§ **Task brief**: Leave out the pictures and retype only the lines from the opening line to the line that holds "const yTicksB = [0,40,80,120,160];", both ends included.

§ **Dataset section**:
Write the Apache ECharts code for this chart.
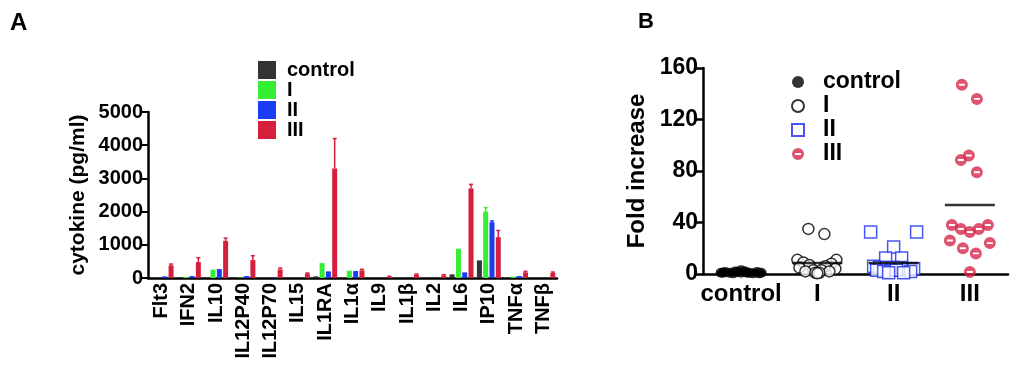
<!DOCTYPE html>
<html><head><meta charset="utf-8">
<script src="https://cdn.jsdelivr.net/npm/echarts@6/dist/echarts.min.js"></script>
<style>html,body{margin:0;padding:0;background:#fff}#c{width:1024px;height:368px}</style>
</head><body><div id="c"></div>
<script>
// ---- Panel A data ----
const cytokines = ['Flt3','IFN2','IL10','IL12P40','IL12P70','IL15','IL1RA','IL1α','IL9','IL1β','IL2','IL6','IP10','TNFα','TNFβ'];
const groups = ['control','I','II','III'];
const ctrlVals = [0,0,0,20,0,0,50,0,0,0,0,110,530,0,0];
const g1Vals   = [0,30,250,10,0,0,450,220,0,0,0,880,2000,40,0];
const g2Vals   = [50,60,270,60,20,0,200,210,0,0,0,170,1680,60,0];
const g3Vals   = [380,480,1120,540,260,130,3300,230,40,100,80,2700,1230,170,150];
const ctrlErr  = [0,0,0,0,0,0,0,0,0,0,0,0,0,0,0];
const g1Err    = [0,0,0,0,0,0,0,0,0,0,0,0,120,0,0];
const g2Err    = [0,0,0,0,0,0,0,0,0,0,0,0,40,0,0];
const g3Err    = [40,130,80,130,40,20,900,30,10,20,20,120,200,30,30];
const yTicksA = [0,1000,2000,3000,4000,5000];

// ---- Panel B data ----
const foldCats = ['control','I','II','III'];
const foldCtrl = [1,1.5,1,0.5,1.5,1,2,1,0.5,1.5,1,1,2,1,0.5,3];
const foldI    = [35,31,11,11,9,8,7,6,5,4,3,3,2,2,1,1,0.5];
const foldII   = [32.6,32.6,21,12.4,12.4,6,5,5,5,5,4,4,3,3,3,2,2,1,1];
const foldIII  = [147,136,92,88.5,79,38,35,32.6,35,38,26,20,16,24,1.5];
const foldMean = [1.2,8.5,8.5,53.6];
const yTicksB = [0,40,80,120,160];

// ---- style / layout ----
const colors = ['#333333','#33ee33','#1a3cf5','#d61f3c'];
const redB = '#d6284a';
const barW = 5, barGapPx = 1.3;
const FONT = '"Liberation Sans", Arial, sans-serif';
// horizontal jitter (pixels) for scatter points in panel B
const jitCtrl = [-20,-16,-12,-8,-4,0,4,8,12,16,20,-18,-6,6,18,0];
const jitI    = [-9,7,-20,19,-14,14,-8,8,-18,18,-4,4,-12,12,-2,2,0];
const jitII   = [-23,23,0,-8,8,-20,-14,-7,0,7,14,20,-17,-3,3,17,-10,10,-5];
const jitIII  = [-8,7,-1,-9,7,-18,-9,0,9,18,-20,-7,6,20,0];

const stripedCircle = 'path://M1,0 A1,1 0 1 1 -1,0 A1,1 0 1 1 1,0 Z M-0.5,-0.16 L-0.5,0.16 L0.5,0.16 L0.5,-0.16 Z';

const valsA = [ctrlVals,g1Vals,g2Vals,g3Vals];
const errsA = [ctrlErr,g1Err,g2Err,g3Err];

const barSeries = groups.map((g,k)=>({
  name: 'A ' + g, type:'bar', xAxisIndex:0, yAxisIndex:0,
  data: valsA[k], barWidth: barW, barGap: (barGapPx/barW*100)+'%',
  itemStyle:{color:colors[k]}, z:2
}));
const errData = [];
errsA.forEach((arr,k)=>arr.forEach((e,i)=>{ if(e>0) errData.push([i, valsA[k][i], e, k]); }));
const errSeries = {
  type:'custom', xAxisIndex:0, yAxisIndex:0, data: errData, z:3, silent:true,
  renderItem(params, api){
    const i = api.value(0), v = api.value(1), e = api.value(2), k = api.value(3);
    const off = (k-1.5)*(barW+barGapPx);
    const p0 = api.coord([i, v]), p1 = api.coord([i, v+e]);
    const x = p0[0]+off;
    const st = {stroke: colors[k], lineWidth:1.5};
    return {type:'group', children:[
      {type:'line', shape:{x1:x,y1:p0[1],x2:x,y2:p1[1]}, style:st},
      {type:'line', shape:{x1:x-2,y1:p1[1],x2:x+2,y2:p1[1]}, style:st}
    ]};
  }
};

function pts(vals, cat, jit){ return vals.map((v,i)=>({value:[cat,v], symbolOffset:[jit[i],0]})); }

const option = {
  animation:false,
  textStyle:{fontFamily:FONT},
  title:[
    {text:'A', left:5, top:6, textStyle:{fontSize:24, fontWeight:'bold', color:'#000', fontFamily:FONT}},
    {text:'B', left:633, top:6, textStyle:{fontSize:22, fontWeight:'bold', color:'#000', fontFamily:FONT}}
  ],
  legend:[
    {data: groups.map(g=>'A '+g), orient:'vertical', left:253, top:55, itemWidth:18, itemHeight:18, itemGap:0,
     icon:'rect', formatter: n=>n.slice(2), selectedMode:false,
     textStyle:{fontSize:20, fontWeight:'bold', color:'#000', lineHeight:18, fontFamily:FONT, padding:[0,0,0,6]}},
    {data: foldCats.map(g=>'B '+g), orient:'vertical', left:786, top:65, itemWidth:12, itemHeight:12, itemGap:0,
     formatter: n=>n.slice(2), selectedMode:false,
     textStyle:{fontSize:23, fontWeight:'bold', color:'#000', lineHeight:24, fontFamily:FONT, padding:[0,0,0,14]}}
  ],
  grid:[
    {left:148, right:467, top:112, bottom:90},
    {left:703, right:16, top:68, bottom:94}
  ],
  xAxis:[
    {gridIndex:0, type:'category', data:cytokines, position:'bottom',
     axisLine:{lineStyle:{color:'#000', width:2.5}},
     axisTick:{alignWithLabel:true, length:4, lineStyle:{width:2,color:'#000'}},
     axisLabel:{rotate:90, fontSize:20, fontWeight:'bold', color:'#000', margin:5, fontFamily:FONT}},
    {gridIndex:1, type:'category', data:foldCats,
     axisLine:{lineStyle:{color:'#000', width:2.5}},
     axisTick:{show:false},
     axisLabel:{interval:0, fontSize:24, fontWeight:'bold', color:'#000', margin:8, fontFamily:FONT}},
    {gridIndex:0, type:'category', data:cytokines, position:'bottom',
     axisLine:{show:false},
     axisTick:{alignWithLabel:true, inside:true, length:5, lineStyle:{width:2,color:'#000'}},
     axisLabel:{show:false}}
  ],
  yAxis:[
    {gridIndex:0, type:'value', min:yTicksA[0], max:yTicksA[yTicksA.length-1], interval:1000,
     name:'cytokine (pg/ml)', nameLocation:'middle', nameGap:59,
     nameTextStyle:{fontSize:21, fontWeight:'bold', color:'#000', fontFamily:FONT},
     splitLine:{show:false},
     axisLine:{show:true, lineStyle:{color:'#000', width:2.5}},
     axisTick:{show:true, length:6, lineStyle:{width:2,color:'#000'}},
     axisLabel:{fontSize:20, fontWeight:'bold', color:'#000', margin:5, fontFamily:FONT, formatter:v=>String(v)}},
    {gridIndex:1, type:'value', min:yTicksB[0], max:yTicksB[yTicksB.length-1], interval:40,
     name:'Fold increase', nameLocation:'middle', nameGap:54,
     nameTextStyle:{fontSize:24, fontWeight:'bold', color:'#000', fontFamily:FONT},
     splitLine:{show:false},
     axisLine:{show:true, lineStyle:{color:'#000', width:2.5}},
     axisTick:{show:true, length:7, lineStyle:{width:2.5,color:'#000'}},
     axisLabel:{fontSize:23, fontWeight:'bold', color:'#000', margin:5, fontFamily:FONT}}
  ],
  series:[
    ...barSeries, errSeries,
    {type:'scatter', xAxisIndex:1, yAxisIndex:1, silent:true, z:5,
     data: foldMean.map((m,i)=>[i,m]), symbol:'rect', symbolSize:[50,2.5], itemStyle:{color:'#000'}},
    {name:'B control', type:'scatter', xAxisIndex:1, yAxisIndex:1, data: pts(foldCtrl,0,jitCtrl),
     symbol:'circle', symbolSize:[11,10], itemStyle:{color:'#000'}},
    {name:'B I', type:'scatter', xAxisIndex:1, yAxisIndex:1, data: pts(foldI,1,jitI),
     symbol:'circle', symbolSize:11, itemStyle:{color:'#fff', borderColor:'#000', borderWidth:1.5}},
    {name:'B II', type:'scatter', xAxisIndex:1, yAxisIndex:1, data: pts(foldII,2,jitII),
     symbol:'rect', symbolSize:12, itemStyle:{color:'#fff', borderColor:'#1a2cf0', borderWidth:1.5}},
    {name:'B III', type:'scatter', xAxisIndex:1, yAxisIndex:1, data: pts(foldIII,3,jitIII),
     symbol:stripedCircle, symbolSize:12, itemStyle:{color:redB}}
  ]
};
const chart = echarts.init(document.getElementById('c'), null, {renderer:'canvas'});
chart.setOption(option);
</script>
</body></html>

§ **Exercise answer**:
Write the Apache ECharts code for this chart.
<!DOCTYPE html>
<html><head><meta charset="utf-8">
<script src="https://cdn.jsdelivr.net/npm/echarts@6/dist/echarts.min.js"></script>
<style>html,body{margin:0;padding:0;background:#fff}#c{width:1024px;height:368px}</style>
</head><body><div id="c"></div>
<script>
// ---- Panel A data ----
const cytokines = ['Flt3','IFN2','IL10','IL12P40','IL12P70','IL15','IL1RA','IL1α','IL9','IL1β','IL2','IL6','IP10','TNFα','TNFβ'];
const groups = ['control','I','II','III'];
const ctrlVals = [0,0,0,20,0,0,50,0,0,0,0,110,530,0,0];
const g1Vals   = [0,30,250,10,0,0,450,220,0,0,0,880,2000,40,0];
const g2Vals   = [50,60,270,60,20,0,200,210,0,0,0,170,1680,60,0];
const g3Vals   = [380,480,1120,540,260,130,3300,230,40,100,80,2700,1230,170,150];
const ctrlErr  = [0,0,0,0,0,0,0,0,0,0,0,0,0,0,0];
const g1Err    = [0,0,0,0,0,0,0,0,0,0,0,0,120,0,0];
const g2Err    = [0,0,0,0,0,0,0,0,0,0,0,0,40,0,0];
const g3Err    = [40,130,80,130,40,20,900,30,10,20,20,120,200,30,30];
const yTicksA = [0,1000,2000,3000,4000,5000];

// ---- Panel B data ----
const foldCats = ['control','I','II','III'];
const foldCtrl = [1,1.5,1,0.5,1.5,1,2,1,0.5,1.5,1,1,2,1,0.5,3];
const foldI    = [35,31,11,11,9,8,7,6,5,4,3,3,2,2,1,1,0.5];
const foldII   = [32.6,32.6,21,12.4,12.4,6,5,5,5,5,4,4,3,3,3,2,2,1,1];
const foldIII  = [147,136,92,88.5,79,38,35,32.6,35,38,26,20,16,24,1.5];
const foldMean = [1.2,8.5,8.5,53.6];
const yTicksB = [0,40,80,120,160];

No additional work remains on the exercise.